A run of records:

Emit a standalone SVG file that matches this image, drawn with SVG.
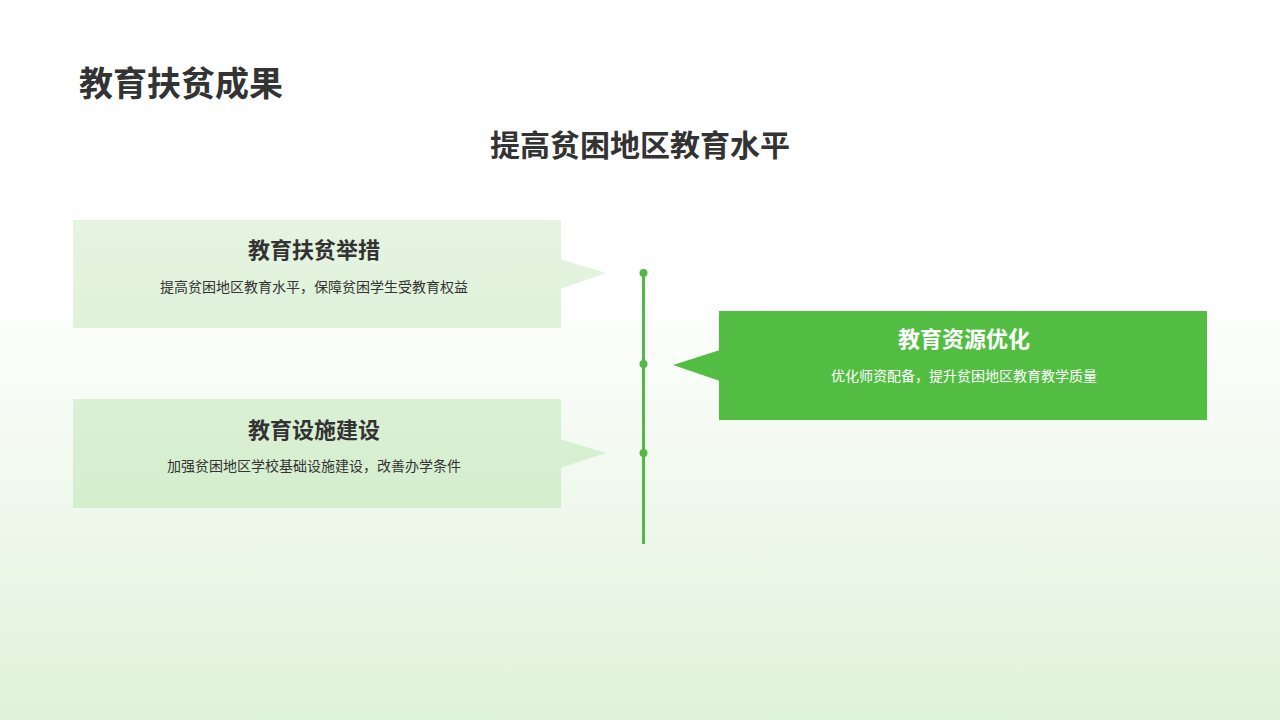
<svg xmlns="http://www.w3.org/2000/svg" width="1280" height="720" viewBox="0 0 1280 720">
<defs>
<linearGradient id="bg" x1="0" y1="0" x2="0" y2="1">
<stop offset="0.4" stop-color="#ffffff"/>
<stop offset="1" stop-color="#dff2da"/>
</linearGradient>
<linearGradient id="lb" gradientUnits="userSpaceOnUse" x1="0" y1="220" x2="0" y2="508">
<stop offset="0" stop-color="#e6f4e2"/>
<stop offset="1" stop-color="#d4eecd"/>
</linearGradient>
</defs>
<style>
text{font-family:"Noto Sans CJK SC","Noto Sans",sans-serif}
.h{font-size:22px;font-weight:bold;fill:#333;text-anchor:middle}
.d{font-size:14px;fill:#333;text-anchor:middle}
.box{fill:url(#lb)}
</style>
<rect width="1280" height="720" fill="url(#bg)"/>
<text x="79" y="96" font-size="34" font-weight="bold" fill="#333">教育扶贫成果</text>
<text x="640" y="156" font-size="30" font-weight="bold" fill="#333" text-anchor="middle">提高贫困地区教育水平</text>
<g id="connectors">
<line x1="643.5" y1="273" x2="643.5" y2="544" stroke="#52b944" stroke-width="3"/>
<circle cx="643.5" cy="273" r="4" fill="#52b944"/>
<circle cx="643.5" cy="364" r="4" fill="#52b944"/>
<circle cx="643.5" cy="453" r="4" fill="#52b944"/>
</g>
<g id="n1">
<rect class="box" x="73" y="220" width="488" height="108"/>
<polygon class="box" points="560,259 606,273 560,289"/>
<text class="h" x="314" y="258">教育扶贫举措</text>
<text class="d" x="314" y="292">提高贫困地区教育水平，保障贫困学生受教育权益</text>
</g>
<g id="n2">
<rect class="box" x="73" y="399" width="488" height="109"/>
<polygon class="box" points="560,439 606,453 560,468"/>
<text class="h" x="314" y="438">教育设施建设</text>
<text class="d" x="314" y="471">加强贫困地区学校基础设施建设，改善办学条件</text>
</g>
<g id="n3">
<rect x="719" y="311" width="488" height="109" fill="#52bd42"/>
<polygon points="720,350 673,365 720,381" fill="#52bd42"/>
<text class="h" x="964" y="347" style="fill:#fff">教育资源优化</text>
<text class="d" x="964" y="381" style="fill:#fff">优化师资配备，提升贫困地区教育教学质量</text>
</g>
</svg>
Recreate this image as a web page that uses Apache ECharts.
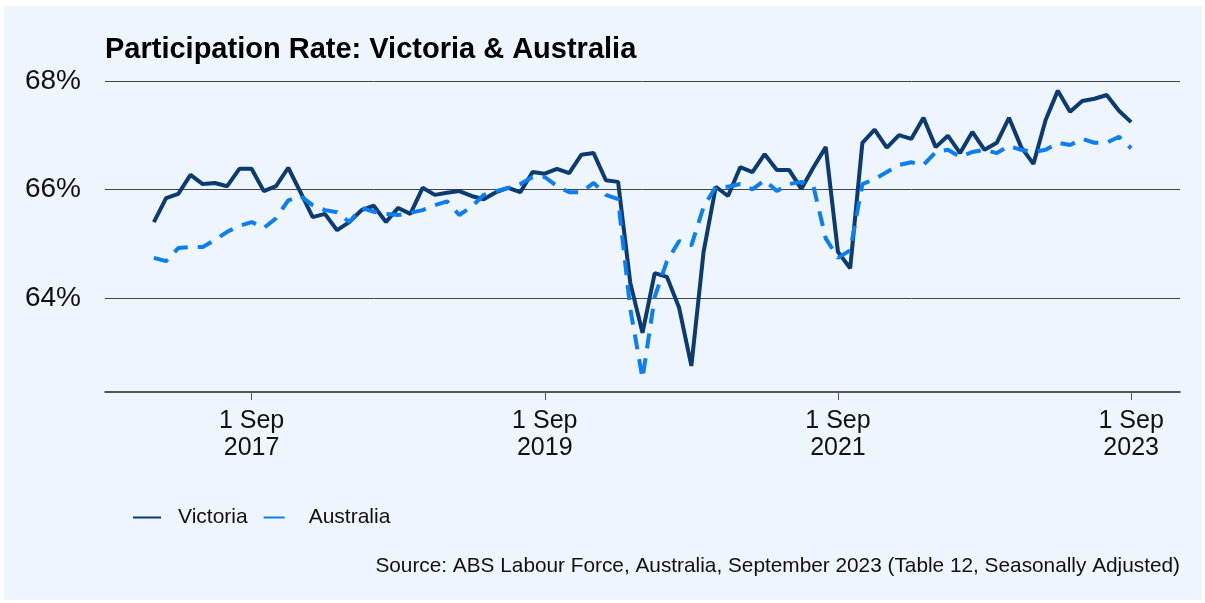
<!DOCTYPE html>
<html>
<head>
<meta charset="utf-8">
<title>Participation Rate: Victoria & Australia</title>
<script src="https://cdn.jsdelivr.net/npm/echarts@6/dist/echarts.min.js"></script>
<style>
  html, body { margin: 0; padding: 0; background: #fff; }
  #panel { position: absolute; left: 4px; top: 6px; width: 1198px; height: 594px; background: #EEF5FD; }
  #chart { position: absolute; left: 0; top: 0; width: 1205px; height: 603px; }
</style>
</head>
<body>
<div id="panel"></div>
<div id="chart"></div>
<script>
// monthly, Jan 2017 .. Sep 2023 (x = months since Jan 2017)
const startYear = 2017
const monthNames = ['Jan', 'Feb', 'Mar', 'Apr', 'May', 'Jun', 'Jul', 'Aug', 'Sep', 'Oct', 'Nov', 'Dec']

const victoria = [
  65.40, 65.84, 65.92, 66.27, 66.10, 66.12, 66.06, 66.38, 66.38, 65.97, 66.06, 66.40,
  65.95, 65.49, 65.55, 65.25, 65.40, 65.62, 65.70, 65.40, 65.66, 65.55, 66.03, 65.90,
  65.94, 65.97, 65.88, 65.82, 65.95, 66.03, 65.95, 66.32, 66.29, 66.38, 66.30, 66.64,
  66.67, 66.17, 66.14, 64.28, 63.36, 64.46, 64.39, 63.82, 62.75, 64.85, 66.05, 65.88,
  66.41, 66.32, 66.65, 66.36, 66.36, 66.01, 66.41, 66.78, 64.85, 64.55, 66.86, 67.10,
  66.77, 67.00, 66.93, 67.32, 66.78, 66.99, 66.67, 67.06, 66.73, 66.86, 67.32, 66.78,
  66.47, 67.28, 67.82, 67.43, 67.63, 67.67, 67.74, 67.45, 67.24
]

const australia = [
  64.74, 64.68, 64.92, 64.94, 64.94, 65.07, 65.22, 65.33, 65.40, 65.29, 65.47, 65.80,
  65.88, 65.71, 65.62, 65.58, 65.40, 65.66, 65.59, 65.55, 65.53, 65.57, 65.62, 65.71,
  65.78, 65.53, 65.68, 65.90, 65.97, 66.03, 66.10, 66.23, 66.23, 66.06, 65.95, 65.95,
  66.12, 65.90, 65.82, 63.80, 62.52, 64.02, 64.68, 65.05, 64.97, 65.68, 66.05, 66.05,
  66.10, 66.00, 66.17, 65.97, 66.10, 66.14, 66.05, 65.10, 64.74, 64.88, 66.10, 66.19,
  66.32, 66.45, 66.50, 66.45, 66.69, 66.73, 66.60, 66.69, 66.73, 66.67, 66.80, 66.73,
  66.69, 66.73, 66.86, 66.82, 66.93, 66.86, 66.86, 66.97, 66.76
]

// 1 Sep 2017, 2019, 2021, 2023 as month offsets
const xTicks = [8, 32, 56, 80]
const yTicks = [64, 66, 68]

const font = "'Liberation Sans', Arial, sans-serif"

function tickLabel(m) {
  const year = startYear + Math.floor(m / 12)
  return '1 ' + monthNames[m % 12] + '\n' + year
}

const chart = echarts.init(document.getElementById('chart'))

chart.setOption({
  animation: false,
  title: [
    {
      text: 'Participation Rate: Victoria & Australia',
      left: 105,
      top: 35,
      padding: 0,
      textStyle: { fontSize: 29, fontWeight: 'bold', color: '#000', fontFamily: font }
    },
    {
      text: 'Source: ABS Labour Force, Australia, September 2023 (Table 12, Seasonally Adjusted)',
      right: 25,
      top: 556,
      padding: 0,
      textStyle: { fontSize: 20.8, fontWeight: 'normal', color: '#111', fontFamily: font }
    }
  ],
  legend: {
    left: 127,
    top: 502,
    itemWidth: 28,
    itemHeight: 14,
    itemGap: 15,
    itemStyle: { opacity: 0 },
    textStyle: { fontSize: 21, color: '#111', fontFamily: font, padding: [0, 0, 0, 12] },
    data: [
      'Victoria',
      { name: 'Australia', lineStyle: { type: [21, 12] } }
    ]
  },
  grid: {
    left: 105,
    right: 25,
    top: 70,
    bottom: 211,
    containLabel: false
  },
  xAxis: {
    type: 'value',
    min: -4,
    max: 84,
    axisLine: { lineStyle: { color: '#222', width: 1.5 } },
    axisTick: { show: true, length: 8, lineStyle: { color: '#555' }, customValues: xTicks },
    axisLabel: {
      customValues: xTicks,
      formatter: tickLabel,
      fontSize: 25,
      lineHeight: 27,
      color: '#111',
      margin: 16,
      fontFamily: font
    },
    splitLine: { show: false }
  },
  yAxis: {
    type: 'value',
    min: 62.27,
    max: 68.2,
    axisLine: { show: false },
    axisTick: { show: false, customValues: yTicks },
    axisLabel: {
      customValues: yTicks,
      formatter: '{value}%',
      fontSize: 28,
      color: '#111',
      margin: 24,
      fontFamily: font
    },
    splitLine: { show: true, lineStyle: { color: '#444', width: 1 } }
  },
  series: [
    {
      name: 'Victoria',
      type: 'line',
      symbol: 'none',
      showSymbol: false,
      lineStyle: { color: '#0B3B70', width: 4 },
      itemStyle: { color: '#0B3B70' },
      data: victoria.map((v, i) => [i, v])
    },
    {
      name: 'Australia',
      type: 'line',
      symbol: 'none',
      showSymbol: false,
      lineStyle: { color: '#0A7EF2', width: 4, type: [15, 10] },
      itemStyle: { color: '#0A7EF2' },
      data: australia.map((v, i) => [i, v])
    }
  ]
})
</script>
</body>
</html>
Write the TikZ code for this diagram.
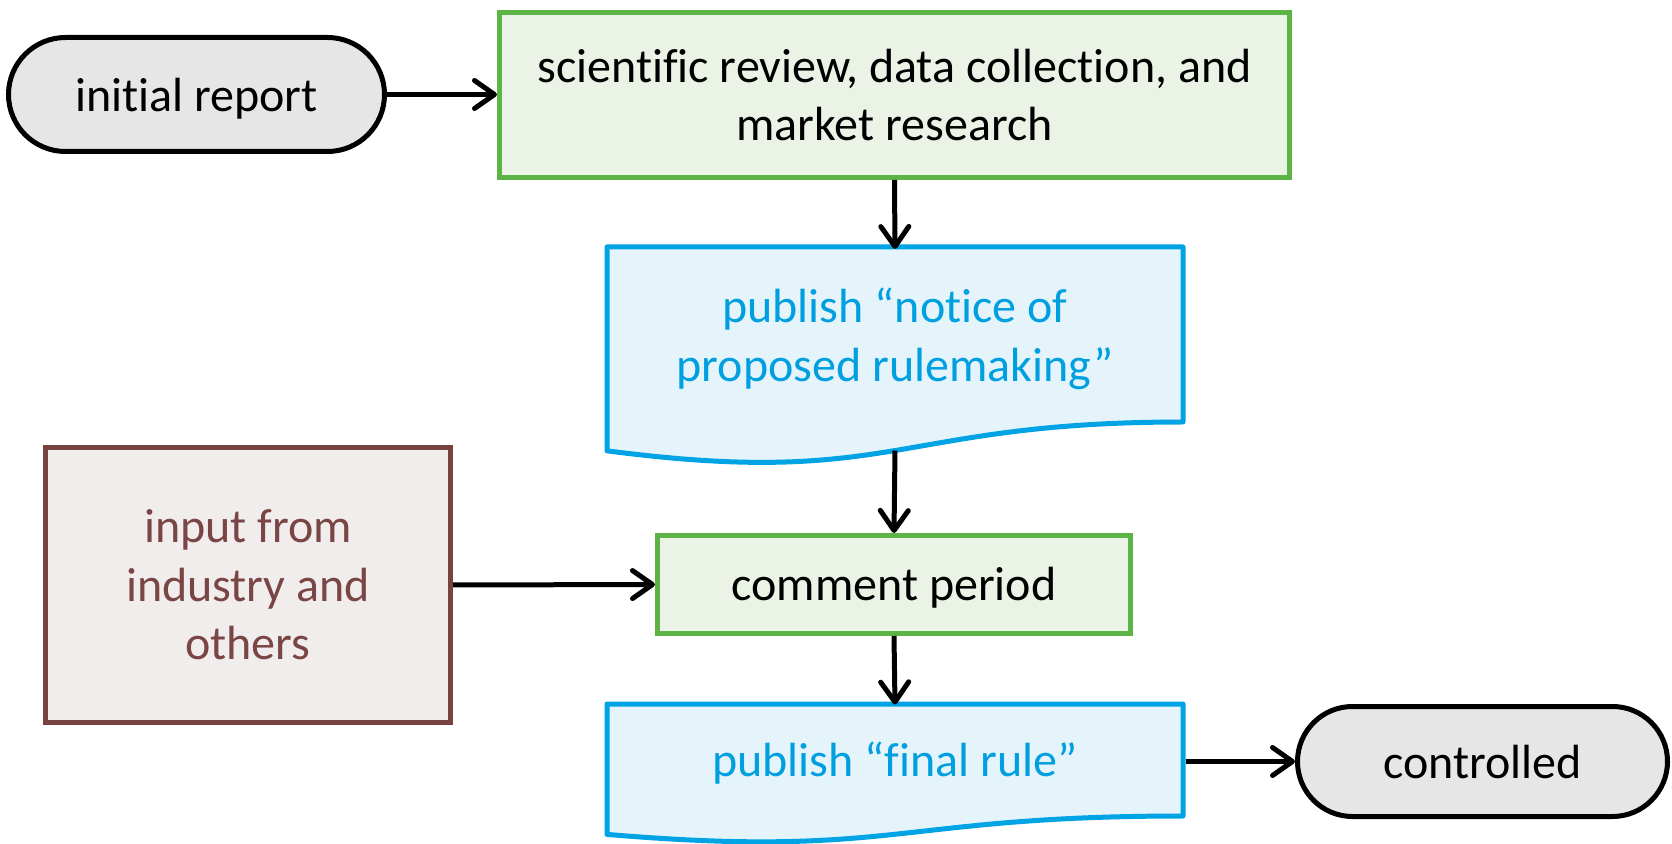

## [WORK TO BE COMPLETED]
Select all lines in the listing above where the word "image" appears, and show them.

## [WRITTEN ANSWER]
Emit a standalone SVG file that matches this image, drawn with SVG.
Recreate this image as a web page that uses Apache ECharts.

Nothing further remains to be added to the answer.